Mama, My Coat's Too Big -
Rising early on the fourth day of a New Year seems prudent and wise but also a little desperate. I am eager to start a new chapter, to begin again, to write a different story for this stagnant old soul, not with movement, but in the way of growth.
I remember when my sister Nancy and I were kids, my mom would buy us a new coat every other year, so when it was your turn, you knew the coat would be too big until June or July - so it would last. A new year, in this case, felt stiff and ill-fitted even though I tried to wear my oversized finery with pride. It would take a long time before the coat was a good fit, but inevitably, at the end of two years, I had outgrown that garment, and I was ready to slip into something with room to grow. Wasn't my mama brilliant?

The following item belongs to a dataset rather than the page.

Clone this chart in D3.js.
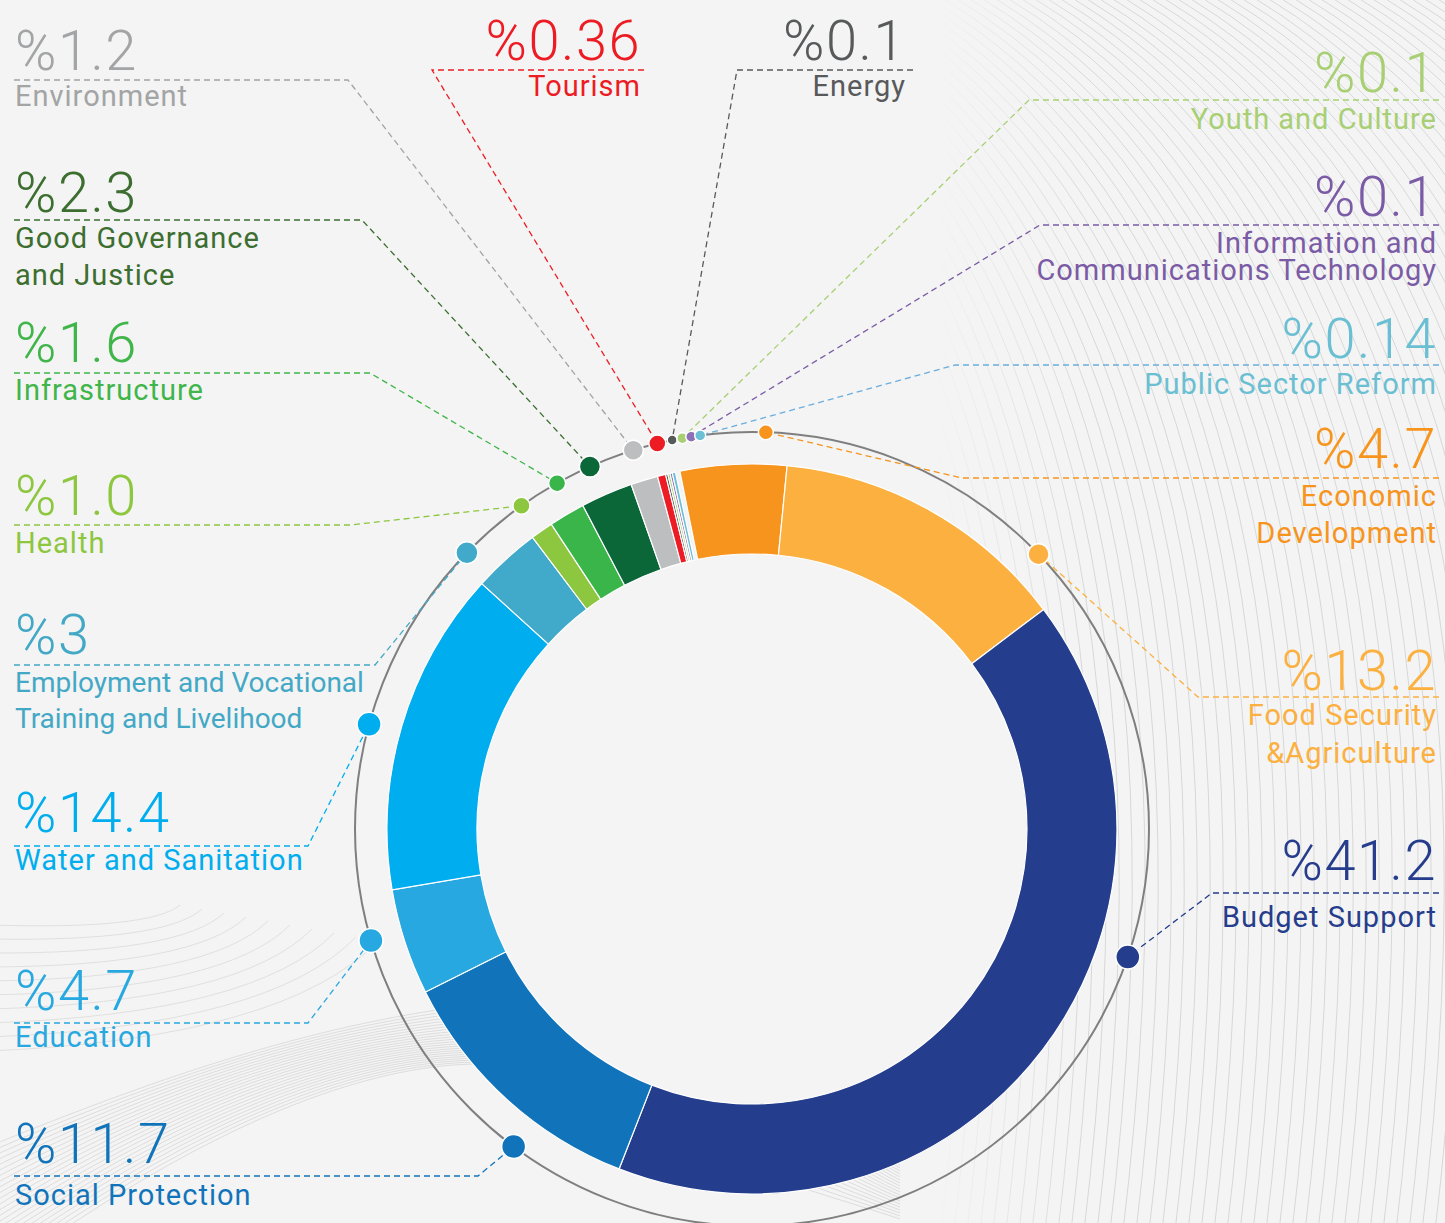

I read somewhere that our lives are shaped not only by what we choose to let go but also by what we choose to begin, and it doesn't matter how precarious it sounds to anyone else. When I'm standing on the threshold of a new year, slipping into something that is not a good fit - yet, I get to pick and choose the opportunities that I think will not only challenge me but allow me to grow.
And with all that, may our beautiful sun rise to meet us each day, and while I'm trying to capture it all with my iPhone, I'll be whispering to myself, "Thank you, Mama, for the oversized coat because now I know what hope looks like.”